Whither ideology in power politics? Nitish Kumar "feared" Lalu Prasad Yadav would diminish his stature in the eyes of Bihar masses

By Faraz Ahmad*
I don’t claim a copy right to this Urdu couplet: “Pahunchi wahin pe khaak jahan ka khameer thha.” Actually I don’t even know the poet who composed this one. But I recall when Jamaate Islami chief Maulana Abul Aala Maudooodi died in New York, the Urdu daily ‘Masawat’ the party organ of the Pakistan People’s Party (PPP) , had a screaming eight column banner headline in red ink announcing Maulana Maudoodi’s death in United States of America (USA) with this couplet.
Ironically for all the supposed anti-US and anti-imperialist vituperation and rhetoric Mauddoodi indulged in in his Friday (khutba) congregations, he like many others of our sub-continent men suffered from typical racial inferiority complex besotten by fair skin and therefore took a white American as his wife.

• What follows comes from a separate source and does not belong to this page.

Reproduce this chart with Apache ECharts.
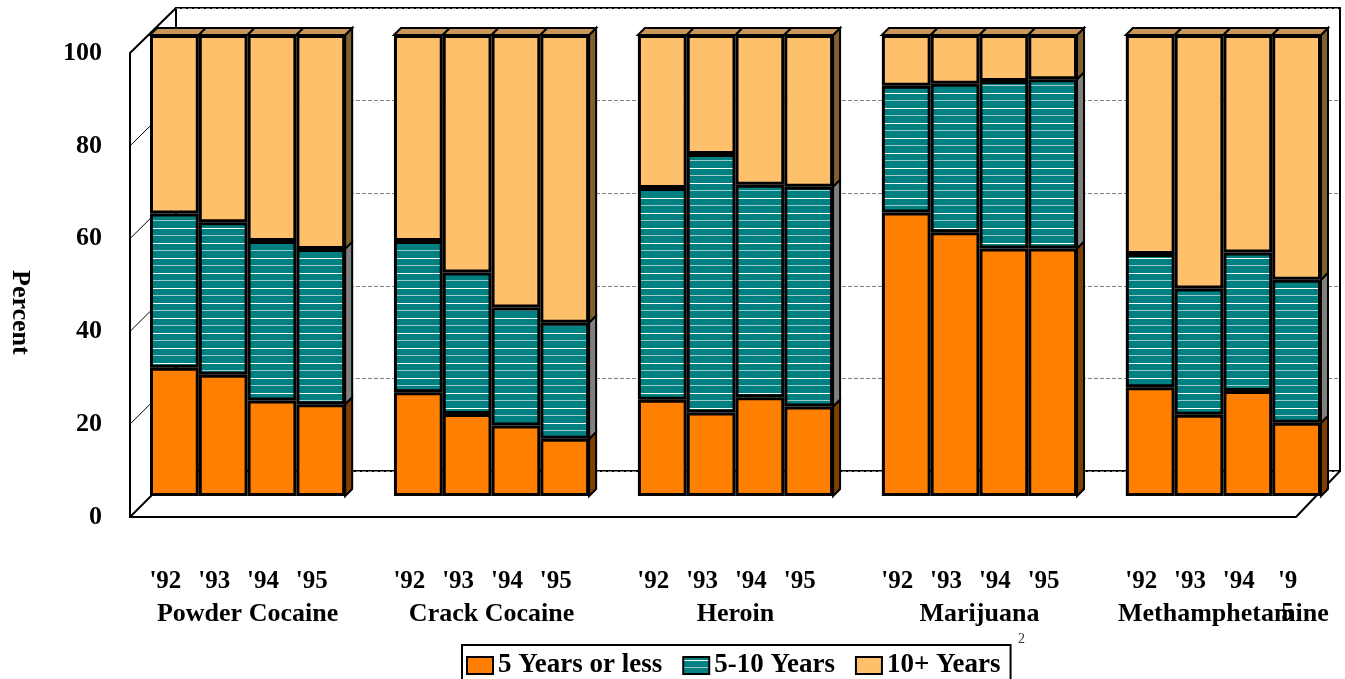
<!DOCTYPE html>
<html lang="en">
<head>
    <meta charset="UTF-8">
    <title>Years of use</title>
    <script src="https://cdn.jsdelivr.net/npm/echarts@6/dist/echarts.min.js"></script>
    <style>
        html, body { margin: 0; padding: 0; background: #fff; }
    </style>
</head>
<body>
    <div id="main" style="width: 1345px;height:679px;"></div>

<script>
    // x categories, blank slots are the gaps between drug groups
    var categories = ["'92", "'93", "'94", "'95", "",
                      "'92", "'93", "'94", "'95", "",
                      "'92", "'93", "'94", "'95", "",
                      "'92", "'93", "'94", "'95", "",
                      "'92", "'93", "'94", "'9\n5"];
    var drugNames = ['Powder Cocaine', 'Crack Cocaine', 'Heroin', 'Marijuana', 'Methamphetamine'];
    var drugCenters = [1.5, 6.5, 11.5, 16.5, 21.5];
    var yTicks = [0, 20, 40, 60, 80, 100];

    // percent per bar
    var fiveOrLess = [27.8, 26.3, 20.7, 19.9, null,
                      22.5, 17.8, 15.3, 12.4, null,
                      20.9, 18.1, 21.4, 19.4, null,
                      61.5, 57.2, 53.7, 53.7, null,
                      23.6, 17.6, 22.8, 15.9];
    var fiveToTen  = [33.5, 33.1, 34.6, 33.7, null,
                      32.8, 30.7, 25.6, 25.2, null,
                      45.9, 56.1, 46.1, 47.7, null,
                      27.5, 32.2, 36.3, 36.7, null,
                      28.9, 27.4, 30.0, 31.0];
    var tenPlus    = [38.7, 40.6, 44.7, 46.4, null,
                      44.7, 51.5, 59.1, 62.4, null,
                      33.2, 25.8, 32.5, 32.9, null,
                      11.0, 10.6, 10.0,  9.6, null,
                      47.5, 55.0, 47.2, 53.1];

    var FONT = 'Liberation Serif';

    // teal with white stripes
    function stripes() {
        var c = document.createElement('canvas');
        c.width = 8; c.height = 15;
        var g = c.getContext('2d');
        g.fillStyle = '#008080';
        g.fillRect(0, 0, 8, 15);
        g.fillStyle = '#ffffff';
        g.fillRect(0, 3, 8, 1);
        g.fillStyle = '#9cc8c8';
        g.fillRect(0, 10, 8, 1);
        return c;
    }

    // tops and side faces of the boxes
    var boxData = [];
    for (var i = 0; i < categories.length; i++) {
        if (fiveOrLess[i] == null) continue;
        var a = fiveOrLess[i], b = a + fiveToTen[i], c = b + tenPlus[i];
        var last = (i + 1 >= categories.length || fiveOrLess[i + 1] == null) ? 1 : 0;
        boxData.push([i, a, b, c, last]);
    }

    var myChart = echarts.init(document.getElementById('main'));

    function renderBox(params, api) {
        var i = api.value(0);
        var p0 = api.coord([i, 0]);
        var p1 = api.coord([i, api.value(1)]);
        var p2 = api.coord([i, api.value(2)]);
        var p3 = api.coord([i, api.value(3)]);
        var w = api.size([1, 0])[0];
        var x0 = p0[0] - w / 2, x1 = p0[0] + w / 2;
        var d = 7;
        var kids = [];
        function face(pts, fill) {
            kids.push({type: 'polygon', shape: {points: pts},
                style: {fill: fill, stroke: '#000', lineWidth: 2}});
        }
        function side(lo, hi, fill) {
            face([[x1, lo[1]], [x1, hi[1]], [x1 + d, hi[1] - d], [x1 + d, lo[1] - d]], fill);
        }
        if (api.value(4)) {
            side(p0, p1, '#7f3f00');
            side(p1, p2, '#808080');
            side(p2, p3, '#80602f');
        }
        face([[x0, p3[1]], [x1, p3[1]], [x1 + d, p3[1] - d], [x0 + d, p3[1] - d]], '#c8965a');
        return {type: 'group', children: kids};
    }

    var barBorder = {borderColor: '#000', borderWidth: 3};

    var option = {
        animation: false,
        textStyle: {fontFamily: FONT},
        grid: [
            // bars
            {left: 150, right: 24, top: 35, bottom: 183},
            // front plane
            {left: 130, right: 49, top: 53, bottom: 162},
            // back wall
            {left: 176, right: 5, top: 8, bottom: 208, show: true, borderColor: '#000', borderWidth: 2, z: 0}
        ],
        xAxis: [
            {
                type: 'category', gridIndex: 0, data: categories,
                axisLine: {show: false}, axisTick: {show: false},
                axisLabel: {interval: 0, margin: 70, fontFamily: FONT, fontWeight: 'bold',
                    fontSize: 25, color: '#000', lineHeight: 32, padding: [0, 18, 0, 0]}
            },
            {
                type: 'value', gridIndex: 1, min: 0, max: 1,
                axisLine: {show: true, lineStyle: {color: '#000', width: 2}},
                axisTick: {show: false}, axisLabel: {show: false}, splitLine: {show: false}
            },
            {
                type: 'value', gridIndex: 2, min: 0, max: 1,
                axisLine: {show: false}, axisTick: {show: false},
                axisLabel: {show: false}, splitLine: {show: false}
            },
            {
                type: 'value', gridIndex: 0, min: -0.5, max: 23.5, position: 'bottom',
                axisLine: {show: false}, axisTick: {show: false}, splitLine: {show: false},
                axisLabel: {
                    customValues: drugCenters, margin: 102, fontFamily: FONT, fontWeight: 'bold',
                    fontSize: 26, color: '#000', lineHeight: 32,
                    formatter: function (v) {
                        return drugNames[drugCenters.indexOf(v)] || '';
                    }
                }
            }
        ],
        yAxis: [
            {
                type: 'value', gridIndex: 0, min: 0, max: 100,
                show: false
            },
            {
                type: 'value', gridIndex: 1, min: 0, max: 100, interval: 20,
                axisLine: {show: true, lineStyle: {color: '#000', width: 2}},
                axisTick: {show: false}, splitLine: {show: false},
                axisLabel: {margin: 28, fontFamily: FONT, fontWeight: 'bold', fontSize: 26, color: '#000'}
            },
            {
                type: 'value', gridIndex: 2, min: 0, max: 100, interval: 20,
                axisLine: {show: false}, axisTick: {show: false}, axisLabel: {show: false},
                splitLine: {show: true, lineStyle: {color: '#808080', width: 1, type: [4, 2]}}
            }
        ],
        legend: {
            data: ['5 Years or less', '5-10 Years', '10+ Years'],
            left: 462, top: 645,
            padding: [7, 10, 12, 4],
            itemWidth: 26, itemHeight: 17, itemGap: 20,
            borderColor: '#000', borderWidth: 2,
            textStyle: {fontFamily: FONT, fontWeight: 'bold', fontSize: 27, color: '#000'},
            icon: 'rect'
        },
        series: [
            {
                name: '5 Years or less', type: 'bar', stack: 'pct', barWidth: '100%',
                xAxisIndex: 0, yAxisIndex: 0, data: fiveOrLess,
                itemStyle: Object.assign({color: '#ff8000'}, barBorder)
            },
            {
                name: '5-10 Years', type: 'bar', stack: 'pct', barWidth: '100%',
                xAxisIndex: 0, yAxisIndex: 0, data: fiveToTen,
                itemStyle: Object.assign({color: {image: stripes(), repeat: 'repeat'}}, barBorder)
            },
            {
                name: '10+ Years', type: 'bar', stack: 'pct', barWidth: '100%',
                xAxisIndex: 0, yAxisIndex: 0, data: tenPlus,
                itemStyle: Object.assign({color: '#ffc06c'}, barBorder)
            },
            {
                name: 'box', type: 'custom', xAxisIndex: 0, yAxisIndex: 0,
                data: boxData, renderItem: renderBox, silent: true, z: 3,
                encode: {x: 0, y: 3}
            }
        ]
    };

    myChart.setOption(option);

    // 3D frame: lines joining the front plane to the back wall
    var frame = [];
    function link(v, xv, w) {
        var f = myChart.convertToPixel({xAxisIndex: 1, yAxisIndex: 1}, [xv, v]);
        var k = myChart.convertToPixel({xAxisIndex: 2, yAxisIndex: 2}, [xv, v]);
        frame.push({type: 'line', z: 0, shape: {x1: f[0], y1: f[1], x2: k[0], y2: k[1]},
            style: {stroke: '#000', lineWidth: w}});
    }
    for (var t = 0; t < yTicks.length; t++) {
        var v = yTicks[t];
        link(v, 0, (v === 0 || v === 100) ? 2 : 1);
    }
    link(0, 1, 2);
    frame.push({type: 'text', left: 7, top: 270, rotation: -Math.PI / 2, z: 5,
        style: {text: 'Percent', fontFamily: FONT, fontWeight: 'bold', fontSize: 26, fill: '#000'}});
    frame.push({type: 'text', left: 1018, top: 632, z: 5,
        style: {text: '2', fontFamily: FONT, fontSize: 14, fill: '#333'}});
    myChart.setOption({graphic: frame});
</script>
</body>
</html>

It comes back to me in the context of Bihar strong man and chief minister Nitish Kumar’s latest, though much anticipated somersault discarding the secular Mahagathbandhan and embracing back his alma mater the Sanghi Bhartiya Janata Party (BJP). I saw this coming and warned of such an eventuality. The only issue is why did he in the first place ditch the National Democratic Alliance (NDA) in 2013 and suddenly don a secular gown when he was with the Sanghis since 1994, first deserting at their instance the Janata Dal and initially surreptitiously but 1996 onwards, openly aligning with the BJP.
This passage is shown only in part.